The one thing that does bother me right now, is my meds.
I'm sure they (or rather, one of 'em) will mess things up for me if all else goes peachy.

Friday 8 July 2011

taken by surprice

I got taken by weather-surprise a couple of minutes ago.

I usually have a sense of what the weather will be like for the day. If there's open, outdoors air directly available.
If there's a no risk for downfall, a low risk or high risk or confirmed risk, and if it'll be light, heavy or intermittent.

That weather-sense was pointing at "no to minimal" when we had a downpour.
Sense have perked up to "low risk of light downfall, which is more accurate since it's now a light rain outside.

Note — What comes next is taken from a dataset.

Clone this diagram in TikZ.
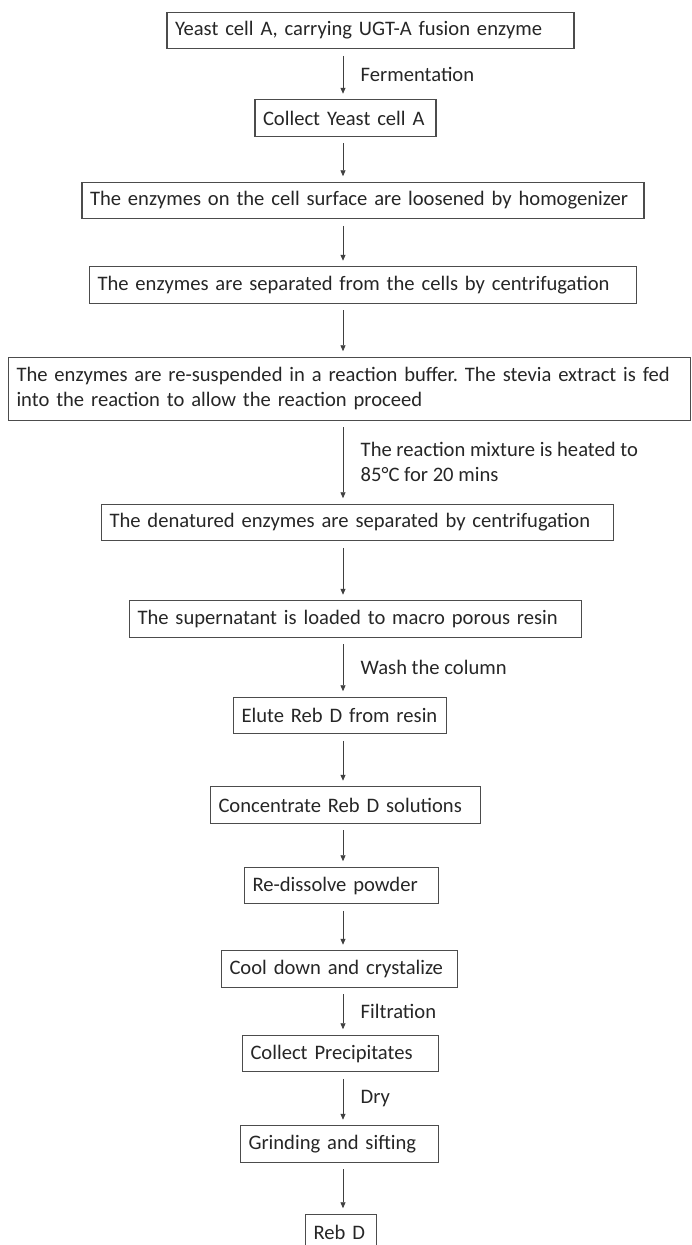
\documentclass[tikz,border=0pt]{standalone}
\usepackage{fontspec}
\setmainfont{Carlito}
\usetikzlibrary{arrows.meta, positioning}
\frenchspacing
\hyphenpenalty=10000
\exhyphenpenalty=10000

\begin{document}
\begin{tikzpicture}[
        x=1pt, y=-1pt,
        node distance=50pt,
        font=\fontsize{20.6}{25}\selectfont,
        % Styles
        box/.style={rectangle, draw=black!70, line width=1.1pt, align=left, inner xsep=8pt, inner ysep=8pt, outer sep=0pt, minimum height=36.5pt, text=black!85},
        line/.style={draw=black!75, line width=0.8pt, -{Triangle[length=6pt, width=5pt]}, shorten <=7pt, shorten >=6pt},
        note/.style={right, xshift=14pt, align=left, text=black!85}
    ]
        \useasboundingbox (0,0) rectangle (692,1245);
        \coordinate (axis) at (343,0);

        % Nodes
        \node [box, text width=391pt] (yeast) at (370.5,30.5) {Yeast cell A, carrying UGT-A fusion enzyme};
        \node [box, text width=165pt, below=51pt of yeast, xshift=-25pt] (collect) {Collect Yeast cell A};
        \node [box, text width=546pt, below=46pt of collect, xshift=17.5pt] (loosen) {The enzymes on the cell surface are loosened by homogenizer};
        \node [box, text width=531pt, below=48pt of loosen] (separate) {The enzymes are separated from the cells by centrifugation};
        \node [box, text width=666pt, minimum height=63pt, below=54pt of separate, xshift=-13.5pt] (resuspend) {The enzymes are re-suspended in a reaction buffer. The stevia extract is fed\\into the reaction to allow the reaction proceed};
        \node [box, text width=496pt, below=84pt of resuspend, xshift=8pt] (denature) {The denatured enzymes are separated by centrifugation};
        \node [box, text width=436pt, below=60pt of denature, xshift=-2pt] (resin) {The supernatant is loaded to macro porous resin};
        \node [box, text width=197pt, below=60pt of resin, xshift=-15.5pt] (elute) {Elute Reb D from resin};
        \node [box, text width=254pt, below=53pt of elute, xshift=5.5pt] (concentrate) {Concentrate Reb D solutions};
        \node [box, text width=178pt, below=44pt of concentrate, xshift=-4pt] (redissolve) {Re-dissolve powder};
        \node [box, text width=220pt, below=47pt of redissolve, xshift=-2pt] (crystal) {Cool down and crystalize};
        \node [box, text width=180pt, below=48pt of crystal, xshift=1pt] (precip) {Collect Precipitates};
        \node [box, text width=182pt, below=54pt of precip, xshift=-1pt] (grind) {Grinding and sifting};
        \node [box, text width=55pt, below=52pt of grind, xshift=1.5pt] (rebd) {Reb D};

        % Paths
        \path [line] (yeast.south -| axis) -- node [note] {Fermentation} (collect.north -| axis);
        \path [line] (collect.south -| axis) -- (loosen.north -| axis);
        \path [line] (loosen.south -| axis) -- (separate.north -| axis);
        \path [line] (separate.south -| axis) -- (resuspend.north -| axis);
        \path [line] (resuspend.south -| axis) -- node [note] {The reaction mixture is heated to\\85°C for 20 mins} (denature.north -| axis);
        \path [line] (denature.south -| axis) -- (resin.north -| axis);
        \path [line] (resin.south -| axis) -- node [note] {Wash the column} (elute.north -| axis);
        \path [line] (elute.south -| axis) -- (concentrate.north -| axis);
        \path [line] (concentrate.south -| axis) -- (redissolve.north -| axis);
        \path [line] (redissolve.south -| axis) -- (crystal.north -| axis);
        \path [line] (crystal.south -| axis) -- node [note] {Filtration} (precip.north -| axis);
        \path [line] (precip.south -| axis) -- node [note] {Dry} (grind.north -| axis);
        \path [line] (grind.south -| axis) -- (rebd.north -| axis);
    \end{tikzpicture}
\end{document}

I don't think I've been this surprised by weather since I found out mom had cancer. (Long story for another time.)

I feel ... blinded.
A sense that I've been able to depend on is apparently askew.

I need to get in a better headspace.

Monday 4 July 2011

Single since a week

So.
I'm single since a week back.

Not something I'm proud of, nor feel ashamed of.
The way the relationship ended could have been better, and the reasons likewise.
It was for the best for us both.
Better some pain now than worse pain later.
And yes, it would have ended sooner or later, and the longer the relationship had lasted, the worse would it have been when it ended.
So, I called an end to it after one and a half year, which was about six to nine months too late, imo.

So, what have I done this last week?
Trying to find stability and balance. To find something positive to focus on.
I tried with MineCraft, and it's great.
The posibileties are ... enormous. Your imagination is the only thing setting a limit to what you can make in that game and ... well ... I have well-planned ideas, but no energy to even begin to try achive them.